The Housing White Paper: Not impressed!

My column in this week’s Cornish Guardian looks at the latest policy statement on housing from the UK Government. It will be as follows:

Progressive politicians, housing charities and people living in low income households have known it for years. But now it is official: central government has admitted that the UK housing market is broken. It has even named its new White Paper: “Fixing our broken housing market.”

The Secretary of State for Communities and Local Government Sajid Javid has claimed that the document represents a new “bold, radical vision” and is about ensuring that the “housing market works for everyone, including people on lower incomes, renters, disabled and older people.”

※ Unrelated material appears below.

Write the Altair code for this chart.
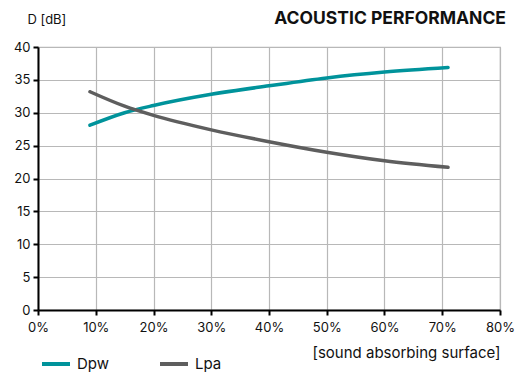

But the proposals in the document do not live up to the spin. The White Paper has been widely criticised, with even a former Conservative housing minister Grant Shapps – who one magazine cheekily pointed out “used to get booed at housing conferences” – stating that the White Paper would not “make that much difference.”

The document does mention the mismatch between wages and house prices, and the need for affordable housing, but the lack of any meaningful changes in policy show that it is platitude-heavy.

What we must not forget is that this present Government and its immediate predecessor have made some pretty fundamental and regressive shifts in terms of affordable housing, which are re-affirmed in the new White Paper.

The White Paper promises no new money and there are numerous areas which I feel need to be criticised, but I will focus on only two.

The Government has stopped investing in “social rent” properties, and has dictated that Housing Associations must focus on their new “affordable rent” model that sets rents at 80% of the inflated cost of private sector rents.

This may sound a technical matter, but the costly reality of these changes can be seen, week after week, on the Homechoice Cornwall website, which advertises properties for rent.

Last week, alongside two-bed social rent properties costing around £400 a month and three-bed social rent homes with monthly rents of £362-£365, there were also some affordable rent units. These included a three-bed property with a monthly rent of £617 and a two-bed bungalow at £575.

Such hikes are counter-productive, and lead to the ridiculous situation where some low-income families are struggling to pay these so-called affordable rents.

What is more, the Government is continuing to push on with its plans for starter homes. These allegedly “affordable” homes are defined as new properties for first-time buyers which cost no more than £250,000, with the scheme designed for households with an annual income of up to £80,000. It is frankly nonsensical.

Until central government comes up with alternatives for its affordable rent properties and starter homes, and increases investment in local-needs housing, it will be failing communities across the whole of the United Kingdom.